Wednesday Aug 24, 4pm EDT:

A. Dubey (ANL) - Software Productivity and Sustainability in Computational Science

Computational science and engineering communities develop complex applications to solve scientific and engineering challenges. These applications have many moving parts that need to interoperate with one another. These communities are facing new challenges created by the confluence of disruptive changes in computing architectures, demand for greater scientific reproducibility, and new opportunities for higher fidelity simulations with multi-physics and multi-scales. Architecture changes require new software design and implementation strategies, and significant refactoring of existing code.

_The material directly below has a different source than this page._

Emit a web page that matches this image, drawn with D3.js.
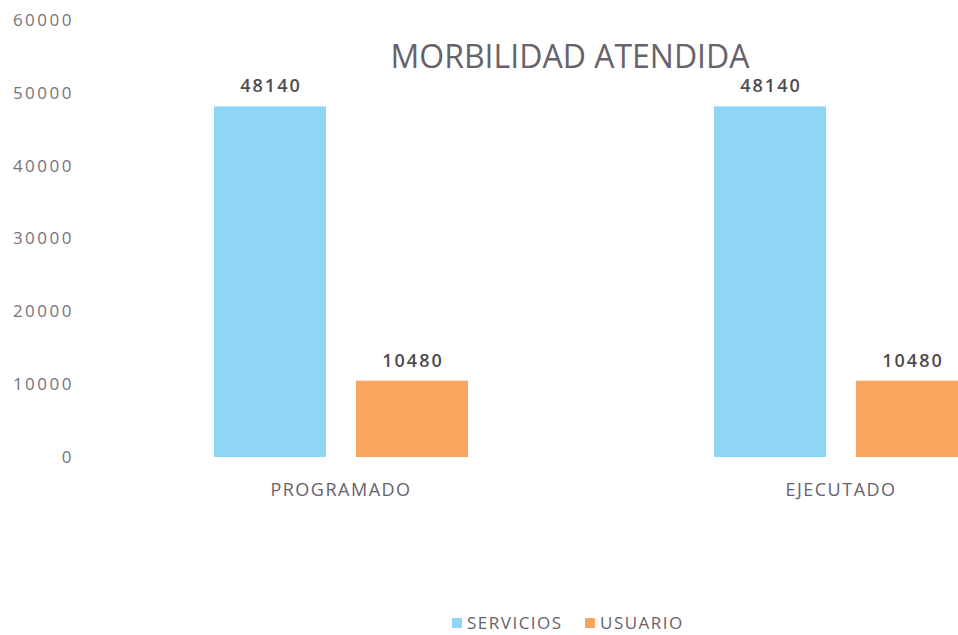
<!DOCTYPE html>
<html>
<head>
  <script src="https://cdn.jsdelivr.net/npm/d3@7"></script>
  <style>
    body { margin: 0; background: #fff; }
    .chart text { font-family: "Open Sans", "Liberation Sans", sans-serif; }
    .axis text { fill: #77727b; font-size: 17px; letter-spacing: 2.5px; }
    .cat { fill: #67626b; font-size: 18px; letter-spacing: 1.5px; }
    .val { fill: #4e4a52; font-size: 18px; font-weight: 600; letter-spacing: 2px; }
    .title { fill: #67626b; font-size: 32px; }
    .legend text { fill: #67626b; font-size: 17px; letter-spacing: 1.5px; }
  </style>
</head>
<body>
  <svg class="chart"></svg>
  <script>
    var categories = ['PROGRAMADO', 'EJECUTADO'];
    var seriesNames = ['SERVICIOS', 'USUARIO'];
    var servicios = [48140, 48140];
    var usuario = [10480, 10480];
    var yTicks = [0, 10000, 20000, 30000, 40000, 50000, 60000];

    var colors = { SERVICIOS: '#8fd6f6', USUARIO: '#f9a560' };
    var width = 958, height = 635;
    var baseY = 457, topY = 20;

    var svg = d3.select('.chart')
      .attr('width', width)
      .attr('height', height);

    var data = categories.map(function (c, i) {
      return { cat: c, values: [
        { key: 'SERVICIOS', value: servicios[i] },
        { key: 'USUARIO', value: usuario[i] }
      ] };
    });

    var x0 = d3.scaleBand()
      .domain(categories)
      .range([91, 1091])
      .paddingInner(0.492)
      .paddingOuter(0.246);
    var x1 = d3.scaleBand()
      .domain(seriesNames)
      .range([0, x0.bandwidth()])
      .paddingInner(0.211);
    var y = d3.scaleLinear()
      .domain([0, 60000])
      .range([baseY, topY]);

    // y axis labels only, no line or ticks
    var yAxis = svg.append('g')
      .attr('class', 'axis')
      .attr('transform', 'translate(74,0)')
      .call(d3.axisLeft(y).tickValues(yTicks).tickSize(0).tickPadding(0).tickFormat(d3.format('d')));
    yAxis.select('.domain').remove();

    svg.append('text')
      .attr('class', 'title')
      .attr('x', 570)
      .attr('y', 68)
      .attr('text-anchor', 'middle')
      .text('MORBILIDAD ATENDIDA');

    var group = svg.selectAll('.grp')
      .data(data)
      .enter()
      .append('g')
      .attr('class', 'grp')
      .attr('transform', function (d) { return 'translate(' + x0(d.cat) + ',0)'; });

    group.selectAll('rect')
      .data(function (d) { return d.values; })
      .enter()
      .append('rect')
      .attr('x', function (d) { return x1(d.key); })
      .attr('y', function (d) { return y(d.value); })
      .attr('width', x1.bandwidth())
      .attr('height', function (d) { return y(0) - y(d.value); })
      .attr('fill', function (d) { return colors[d.key]; });

    group.selectAll('.val')
      .data(function (d) { return d.values; })
      .enter()
      .append('text')
      .attr('class', 'val')
      // +1 compensates the trailing letter-spacing
      .attr('x', function (d) { return x1(d.key) + x1.bandwidth() / 2 + 1; })
      .attr('y', function (d) { return y(d.value) - 14; })
      .attr('text-anchor', 'middle')
      .text(function (d) { return d.value; });

    svg.selectAll('.cat')
      .data(categories)
      .enter()
      .append('text')
      .attr('class', 'cat')
      .attr('x', function (d) { return x0(d) + x0.bandwidth() / 2; })
      .attr('y', 496)
      .attr('text-anchor', 'middle')
      .text(function (d) { return d; });

    // legend
    var legend = svg.append('g').attr('class', 'legend');
    var legX = [452, 585];
    seriesNames.forEach(function (s, i) {
      legend.append('rect')
        .attr('x', legX[i])
        .attr('y', 618)
        .attr('width', 10)
        .attr('height', 10)
        .attr('fill', colors[s]);
      legend.append('text')
        .attr('x', legX[i] + 15)
        .attr('y', 629)
        .text(s);
    });
  </script>
</body>
</html>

Reproducibility demands more rigor across the entire software endeavor. Code coupling requires aggregate team interactions including integration of software processes and practices. These challenges demand large investments in scientific software development and improved practices. In this lecture I will describe challenges of improving software productivity in computational science projects, especially those that involve high performance computing. I will also describe various efforts in mitigating these challenges through distillation of practices that have been found to be effective. The topics covered will include software design for performance portability and sustainability, and methodologies for increasing both the scientific output and the developer productivity.

Friday Aug 26, 4pm EDT:

F. Felici (SPC EPFL) - Magnetic control of TCV tokamak plasmas through Deep Reinforcement Learning

A key challenge in tokamak operations is to shape and maintain a high-temperature plasma within the vessel. This requires regulating the plasma position and shape via magnetic fields generated by a set of control coils. This work presents a new architecture for designing a tokamak magnetic controller based on deep reinforcement learning. The controller is entirely trained on a physics-based simulator and then deployed on the TCV tokamak hardware, where it was successful in controlling a diverse set of plasma configurations, including a new configuration featuring two plasmas in the vessel simultaneously. The control architecture replaces separate controllers used in traditional architectures with a single control policy. This lecture will provide details about the training and deployment of the reinforcement learning algorithm, as well as providing a comparison with more traditional control engineering solutions to the magnetic control problem.